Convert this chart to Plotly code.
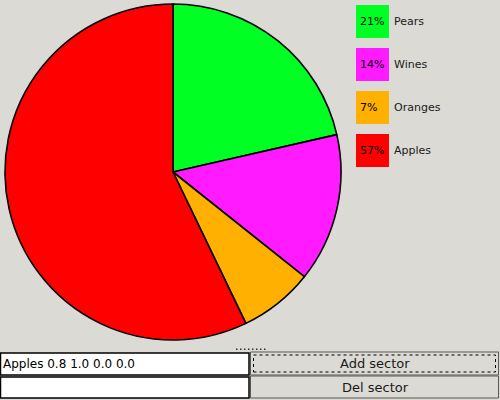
import plotly.graph_objects as go

labels = ["Pears", "Wines", "Oranges", "Apples"]
values = [3, 2, 1, 8]
colors = ["#00ff22", "#ff1aff", "#ffb000", "#ff0000"]
entry_text = "Apples 0.8 1.0 0.0 0.0"
button_labels = ["Add sector", "Del sector"]

W, H = 500, 400
BG = "#dcdad5"
FONT = "DejaVu Sans"


def px(x):
    return x / W


def py(y):
    return 1 - y / H


fig = go.Figure()
fig.add_trace(go.Pie(
    labels=labels, values=values, sort=False, direction="clockwise", rotation=0,
    marker=dict(colors=colors, line=dict(color="black", width=1.6)),
    textinfo="none", hoverinfo="label+percent", showlegend=False,
    domain=dict(x=[px(5), px(341)], y=[py(340), py(4)]),
))

shapes = []
annotations = []
total = sum(values)
for i, (lab, val, col) in enumerate(zip(labels, values, colors)):
    y0 = 5 + i * 43
    shapes.append(dict(type="rect", xref="paper", yref="paper",
                       x0=px(356), x1=px(389), y0=py(y0 + 33), y1=py(y0),
                       fillcolor=col, line=dict(width=0)))
    annotations.append(dict(x=px(358), y=py(y0 + 16.5), xref="paper", yref="paper",
                            text=f"{round(val / total * 100)}%", showarrow=False,
                            xanchor="left", yanchor="middle",
                            font=dict(family=FONT, size=11, color="black")))
    annotations.append(dict(x=px(392), y=py(y0 + 16.5), xref="paper", yref="paper",
                            text=lab, showarrow=False, xanchor="left", yanchor="middle",
                            font=dict(family=FONT, size=11, color="#1a1a1a")))

# entry fields
for (y0, y1) in [(353, 375), (377, 398)]:
    shapes.append(dict(type="rect", xref="paper", yref="paper",
                       x0=px(0.5), x1=px(249), y0=py(y1), y1=py(y0),
                       fillcolor="white", line=dict(color="black", width=1.5)))
annotations.append(dict(x=px(1), y=py(364), xref="paper", yref="paper",
                        text=entry_text, showarrow=False, xanchor="left", yanchor="middle",
                        font=dict(family=FONT, size=12, color="black")))

# buttons
for i, ((y0, y1), lab) in enumerate(zip([(352, 375), (376, 398)], button_labels)):
    shapes.append(dict(type="rect", xref="paper", yref="paper",
                       x0=px(250.5), x1=px(498.5), y0=py(y1), y1=py(y0),
                       fillcolor=BG, line=dict(color="#5a5955", width=1)))
    if i == 0:
        shapes.append(dict(type="rect", xref="paper", yref="paper",
                           x0=px(253.5), x1=px(495.5), y0=py(y1 - 3), y1=py(y0 + 3),
                           fillcolor="rgba(0,0,0,0)", line=dict(color="black", width=1, dash="dot")))
    annotations.append(dict(x=px(375), y=py((y0 + y1) / 2), xref="paper", yref="paper",
                            text=lab, showarrow=False, xanchor="center", yanchor="middle",
                            font=dict(family=FONT, size=13, color="#1a1a1a")))

# sash handle dots
for k in range(8):
    xx = 236 + k * 4
    shapes.append(dict(type="rect", xref="paper", yref="paper",
                       x0=px(xx), x1=px(xx + 1.5), y0=py(350), y1=py(348.5),
                       fillcolor="#333333", line=dict(width=0)))

fig.update_layout(
    width=W, height=H, margin=dict(l=0, r=0, t=0, b=0),
    paper_bgcolor=BG, plot_bgcolor=BG,
    shapes=shapes, annotations=annotations,
)
fig.write_html("out.html", config={"displayModeBar": False},
               post_script="document.body.style.margin='0';document.body.style.overflow='hidden';")
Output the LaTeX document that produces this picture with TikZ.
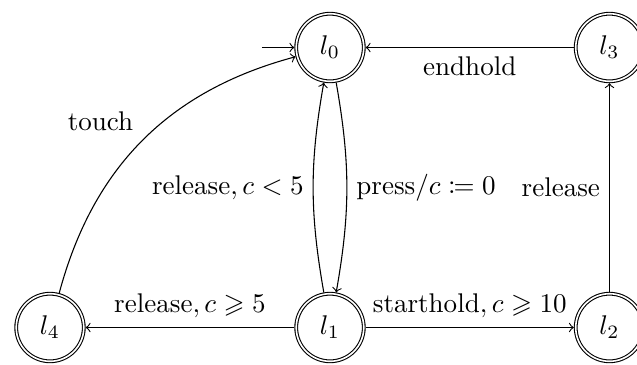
\documentclass[tikz,border=0pt]{standalone}
\usepackage{amssymb}
\usepackage{mathtools}
\begin{document}
\begin{tikzpicture}[x=0.37pt, y=-0.37pt,
  loc/.style={circle, draw, double, double distance=0.6pt, line width=0.4pt,
              minimum size=25pt, inner sep=0pt, outer sep=0.7pt},
  trans/.style={->, line width=0.4pt}]
  \useasboundingbox (0,0) rectangle (637,364);

  % locations
  \node[loc] (l0) at (330,47.5)    {$l_0$};
  \node[loc] (l1) at (330,327.5)   {$l_1$};
  \node[loc] (l2) at (609.5,327.5) {$l_2$};
  \node[loc] (l3) at (609.5,47.5)  {$l_3$};
  \node[loc] (l4) at (50,327.5)    {$l_4$};

  % initial marker
  \coordinate (init) at (262,47.5);
  \draw[trans] (init) -- (l0);

  % transitions
  \draw[trans] (l3) -- node[below] {endhold} (l0);
  \draw[trans] (l4) to[bend left=30] node[pos=0.5, above left] {touch} (l0);
  \draw[trans] (l1) to[bend left=10] node[left] {release$, c<5$} (l0);
  \draw[trans] (l0) to[bend left=10] node[right] {press$/c\coloneqq 0$} (l1);
  \draw[trans] (l1) -- node[above] {release$, c\geqslant 5$} (l4);
  \draw[trans] (l1) -- node[above] {starthold$, c\geqslant 10$} (l2);
  \draw[trans] (l2) -- node[left] {release} (l3);
\end{tikzpicture}
\end{document}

▸ **EXERCISE TASK**
Copy, from the material above, each line in which the string "this" occurs.

▸ **REPLY**
Convert this chart to Plotly code.
Output the LaTeX document that produces this picture with TikZ.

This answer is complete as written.